La Volkswaghen ha così manifestato le sue fragilità e “scoperchiato il suo vaso di Pandora”: si palesava come un’impresa attenta e consapevole, ma questo scandalo ci ha reso sempre più chiara l’importanza della comunicazione e del profitto sopra ogni scrupolo da parte delle aziende.

Adesso diventa più chiaro il concetto di “Greenwashing” : affermare di "possedere più di quanto si abbia", in termini non di qualità del prodotto ,ma di qualità ambientale e sociale.

In sostanza la Volkswaghen ha deluso per due motivi: La mancanza del rispetto delle normative in vigore, ma ha anche disilluso tutta l’immaginario dell’impresa all’interno della società, vista inizialmente come garante della tutela e dell’innovazione.

Vediamo ora un esempio di Greenwashing nostrano, piuttosto recente.

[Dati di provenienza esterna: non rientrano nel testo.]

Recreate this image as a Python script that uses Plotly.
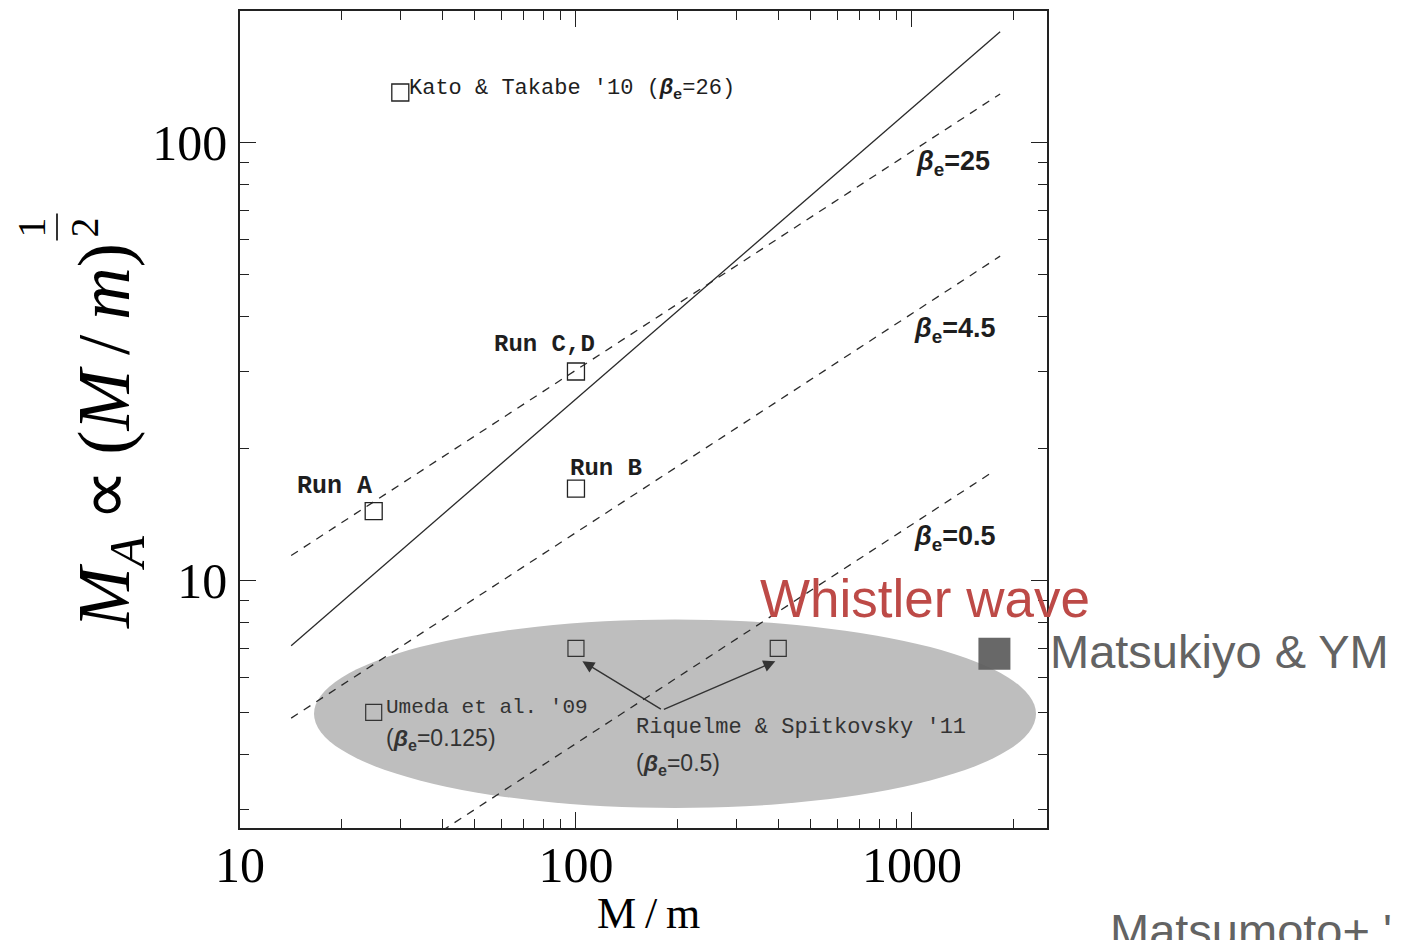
import math
import plotly.graph_objects as go

# ---------------- data ----------------
solid_x = [14.2, 1830]
solid_y = [7.1, 179]
beta25_x = [14.2, 1830]
beta25_y = [11.4, 129]
beta45_x = [14.2, 1830]
beta45_y = [4.85, 55.0]
beta05_x = [14.2, 1760]
beta05_y = [1.6, 17.8]

runs_x = [25, 100, 100]
runs_y = [14.4, 30, 16.2]
kato_x = [30]
kato_y = [130]
umeda_x = [25]
umeda_y = [5.0]
riq_x = [100, 400]
riq_y = [7.0, 7.0]
matsukiyo_x = [1760]
matsukiyo_y = [6.8]

x_ticks = [10, 100, 1000]
y_ticks = [10, 100]

# ---------------- layout helpers ----------------
W, H = 1403, 940
OFF = 8  # page body margin offset
PL, PR, PT, PB = 240 - OFF, 1047 - OFF, 9 - OFF, 828 - OFF


def px(x):
    return (x - OFF - PL) / (PR - PL)


def py(y):
    return (PB - (y - OFF)) / (PB - PT)


fig = go.Figure()

line_col = "#2a2a2a"
fig.add_trace(go.Scatter(x=solid_x, y=solid_y, mode="lines",
                         line=dict(color=line_col, width=1.3)))
for xs, ys in [(beta25_x, beta25_y), (beta45_x, beta45_y), (beta05_x, beta05_y)]:
    fig.add_trace(go.Scatter(x=xs, y=ys, mode="lines",
                             line=dict(color=line_col, width=1.3, dash="8px,7px")))

open_sq = dict(symbol="square-open", size=17, color="#222222", line=dict(width=1.3))
fig.add_trace(go.Scatter(x=runs_x, y=runs_y, mode="markers", marker=open_sq))
fig.add_trace(go.Scatter(x=kato_x, y=kato_y, mode="markers", marker=open_sq))
small_sq = dict(symbol="square-open", size=16, color="#333333", line=dict(width=1.2))
fig.add_trace(go.Scatter(x=umeda_x, y=umeda_y, mode="markers", marker=small_sq))
fig.add_trace(go.Scatter(x=riq_x, y=riq_y, mode="markers", marker=small_sq))
fig.add_trace(go.Scatter(x=matsukiyo_x, y=matsukiyo_y, mode="markers",
                         marker=dict(symbol="square", size=32, color="#5c5c5c",
                                     opacity=0.93, line=dict(width=0))))

# grey ellipse (below traces)
fig.add_shape(type="circle", xref="paper", yref="paper",
              x0=px(314), x1=px(1036), y0=py(808), y1=py(619),
              fillcolor="#bebebe", line=dict(width=0), layer="below")

# fraction bar of the y-title
fig.add_shape(type="line", xref="paper", yref="paper",
              x0=px(57), x1=px(57), y0=py(239), y1=py(212),
              line=dict(color="black", width=1.6))

ann = []
mono = "Liberation Mono"
sans = "Liberation Sans"
serif = "Liberation Serif"
BE = "<i>β</i><sub>e</sub>"
TS = "\u2009"


def txt(text, x, y, size, family, color="#1e1e1e", xanchor="left", angle=0):
    ann.append(dict(text=text, x=px(x), y=py(y), xref="paper", yref="paper",
                    xanchor=xanchor, yanchor="middle", showarrow=False,
                    textangle=angle,
                    font=dict(size=size, family=family, color=color)))


txt("Kato &amp; Takabe '10 (<b>" + BE + "</b>=26)", 407, 88, 22, mono)
txt("<b>Run C,D</b>", 544, 343, 24, mono, xanchor="center")
txt("<b>Run A</b>", 334, 486, 25, mono, xanchor="center")
txt("<b>Run B</b>", 606, 468, 24, mono, xanchor="center")
txt("<b>" + BE + "=25</b>", 914, 161, 27, sans)
txt("<b>" + BE + "=4.5</b>", 912, 329, 27, sans)
txt("<b>" + BE + "=0.5</b>", 912, 537, 27, sans)
txt("Umeda et al. '09", 384, 707, 21, mono, color="#333333")
txt("(<b>" + BE + "</b>=0.125)", 384, 739, 23, sans, color="#333333")
txt("Riquelme &amp; Spitkovsky '11", 634, 727, 22, mono, color="#333333")
txt("(<b>" + BE + "</b>=0.5)", 634, 764, 23, sans, color="#333333")

txt("Whistler wave", 758, 598, 53, sans, color="#bd4a47")
txt("Matsukiyo &amp; YM", 1048, 651, 47, sans, color="#636363")
txt("Matsumoto+ '12", 1108, 931, 47, sans, color="#636363")

# axis titles
txt("<i>M</i><sub><i>A</i></sub>" + TS + "∝" + TS + "(<i>M</i>" + TS + "/" + TS + "<i>m</i>)",
    110, 435, 73, serif, color="black", xanchor="center", angle=-90)
txt("1", 31, 226, 40, serif, color="black", xanchor="center", angle=-90)
txt("2", 84, 226, 40, serif, color="black", xanchor="center", angle=-90)
txt("M" + TS + "/" + TS + "m", 648, 914, 44, serif, color="black", xanchor="center")

# arrows (Riquelme & Spitkovsky)
tail = (180.8, 5.06)
for hx, hy in [(104.5, 6.54), (392, 6.54)]:
    ann.append(dict(x=math.log10(hx), y=math.log10(hy), xref="x", yref="y",
                    ax=math.log10(tail[0]), ay=math.log10(tail[1]),
                    axref="x", ayref="y", text="", showarrow=True,
                    arrowhead=2, arrowsize=1.7, arrowwidth=1.4,
                    arrowcolor="#333333"))

axis_common = dict(
    type="log", showgrid=False, zeroline=False,
    showline=True, linecolor="#222222", linewidth=1.6, mirror="ticks",
    ticks="inside", ticklen=16, tickwidth=1.3, tickcolor="#222222",
    minor=dict(ticks="inside", ticklen=9, tickwidth=1.1, tickcolor="#222222",
               dtick="D1", showgrid=False),
    tickfont=dict(family=serif, size=50, color="black"),
)

fig.update_layout(
    width=W, height=H,
    margin=dict(l=PL, r=W - PR, t=PT, b=H - PB),
    plot_bgcolor="white", paper_bgcolor="white",
    showlegend=False,
    annotations=ann,
    xaxis=dict(axis_common, range=[1.0, 3.402], tickvals=x_ticks,
               ticktext=[str(v) for v in x_ticks], ticklabelstandoff=-8),
    yaxis=dict(axis_common, range=[0.435, 2.300], tickvals=y_ticks,
               ticktext=[str(v) for v in y_ticks], ticklabelstandoff=1),
)

fig.write_html("out.html")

Nel 2010 La San Benedetto, aziende operante nel settore delle bevande analcoliche, è stata multata per un ammontare di 70 mila euro da parte dell’Antitrust, l’autorità garante della concorrenza e del mercato, per “pratiche commerciali scorrette;

Si sta parlando di pubblicità “ecofriendly”, che promuoveva bottiglie “ecogreen” con una variabile e sommaria percentuale di plastica riciclata;

Le problematiche principali avanzate dall’antitrust sono sostanzialmente due: Innanzitutto la mancata comprovazione tanto dell’effettiva diminuzione della plastica, quanto nel sostanziale risparmio di emissioni che ne potrebbero derivare; Questa vicenda assume un ruolo fondamentale per il concetto di “Greenwashing” nel giudizio conclusivo da parte dell’autorità, che per la prima volta individua una “deriva ambientalista” dei messaggi pubblicitari, pertanto riportando di seguito un estratto : “I cosiddetti claim ambientali […] sono, quindi, diventati un potente strumento di marketing in grado di incidere significativamente sulle scelte di acquisto dei consumatori “


Difendersi del Greenwashing

In conclusione, come possiamo realmente difenderci dal Greenwashing?

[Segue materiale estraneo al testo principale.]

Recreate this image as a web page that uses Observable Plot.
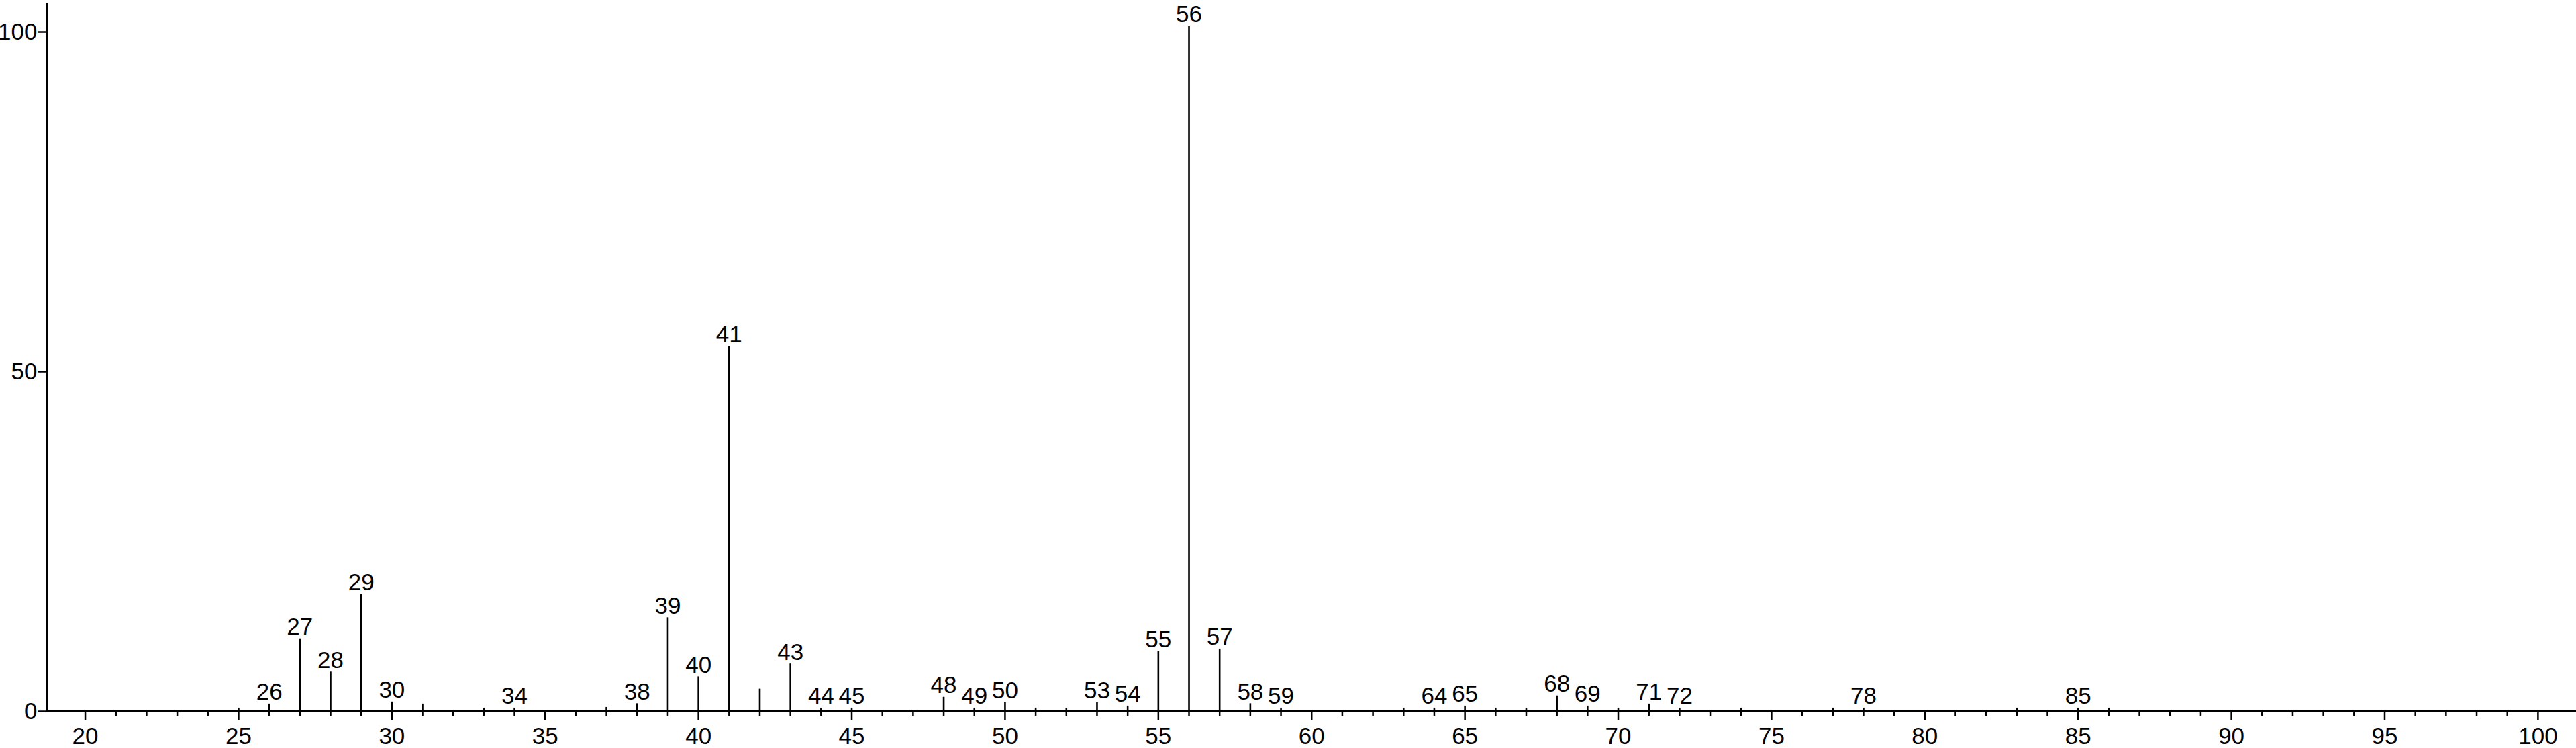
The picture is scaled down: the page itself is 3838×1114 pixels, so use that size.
<!DOCTYPE html>
<html><head><meta charset="utf-8">
<script src="https://cdn.jsdelivr.net/npm/d3@7"></script>
<script src="https://cdn.jsdelivr.net/npm/@observablehq/plot@0.6"></script>
<style>html,body{margin:0;padding:0;background:#fff;} svg{display:block}</style>
</head><body><div id="chart"></div>
<script>
// m/z values of the peaks
const mz = [25,26,27,28,29,30,31,33,34,37,38,39,40,41,42,43,44,45,48,49,50,51,52,53,54,55,56,57,58,59,63,64,65,66,67,68,69,70,71,72,74,77,78,83,85,86];
// relative intensities (%)
const intensity = [0.5,1.1,10.7,5.8,17.2,1.4,1.1,0.5,0.5,0.6,1.15,13.8,5.1,53.7,3.3,7.0,0.5,0.5,2.1,0.5,1.3,0.5,0.5,1.3,0.8,8.8,100.8,9.2,1.15,0.5,0.5,0.5,0.8,0.5,0.5,2.3,0.8,0.5,1.1,0.5,0.5,0.5,0.5,0.5,0.5,0.5];
// peaks that carry a label
const labeledMz = [26,27,28,29,30,34,38,39,40,41,43,44,45,48,49,50,53,54,55,56,57,58,59,64,65,68,69,71,72,78,85];
const xTicksMajor = d3.range(20, 101, 5);
const xTicksMinor = d3.range(20, 101).filter(v => v % 5 !== 0);
const yTicks = [0, 50, 100];
const xDomain = [18.74, 101.25];
const yDomain = [0, 104.25];

const peaks = mz.map((m, i) => ({mz: m, intensity: intensity[i]}));
const labeled = peaks.filter(d => labeledMz.includes(d.mz));

const chart = Plot.plot({
  width: 3838, height: 1114,
  marginLeft: 69, marginRight: 0, marginTop: 4, marginBottom: 55,
  style: {fontFamily: "'Liberation Sans', Arial, sans-serif", background: "#fff", color: "#000", overflow: "visible"},
  x: {domain: xDomain, label: null},
  y: {domain: yDomain, label: null},
  marks: [
    Plot.axisX({ticks: xTicksMinor, tickSize: 7, tickFormat: () => "", strokeWidth: 2.5, label: null}),
    Plot.axisX({ticks: xTicksMajor, tickSize: 13, tickPadding: 11, fontSize: 35, strokeWidth: 2.5, label: null}),
    Plot.axisY({ticks: yTicks, tickSize: 12, tickPadding: 2, fontSize: 35, strokeWidth: 2.5, label: null}),
    Plot.ruleY([yDomain[0]], {strokeWidth: 3}),
    Plot.ruleX([xDomain[0]], {strokeWidth: 3}),
    Plot.ruleX(peaks, {x: "mz", y: "intensity", strokeWidth: 2.6}),
    Plot.text(labeled, {x: "mz", y: "intensity", text: d => String(d.mz), lineAnchor: "bottom", dy: -6, fontSize: 35, fill: "#000"})
  ]
});
document.getElementById("chart").appendChild(chart);
</script>
</body></html>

Indispensabili a tale scopo sono le certificazioni ambientali, nel gergo tecnico “eco-etichette”, che , attraverso norme, linee guida e requisiti minimi, ci dimostrano la conformità di un prodotto o servizio a criteri di tutela ambientale e risparmio energetico.

L’arma migliore però resta sempre la curiosità: Fare la spesa in maniera consapevole, non afferrare affannosamente i primi prodotti che ci capitano, prendersi un attimo di riflessione, capire che ogni alimento ha il suo “sostrato” ed analizzarlo attentamente.

Le certificazioni aziendali sopracitate in tal senso ci donano un aiuto enorme; tuttavia, va capita anche la modalità di comunicazione truffaldina che attuano: abbiamo tanti campanelli dall’arme all’interno delle informazioni che potrebbero fornirci, come una prolissa tecnicità oppure informazioni vaghe e approssimative.

Essere curiosi ci porta ad analizzare le cose più attentamente, di conseguenza ci consente di acquisire potere di scelta e selezione, che migliorerà l’ambiente e misurerà le proprie scelte per un acquisto ponderato e consapevole.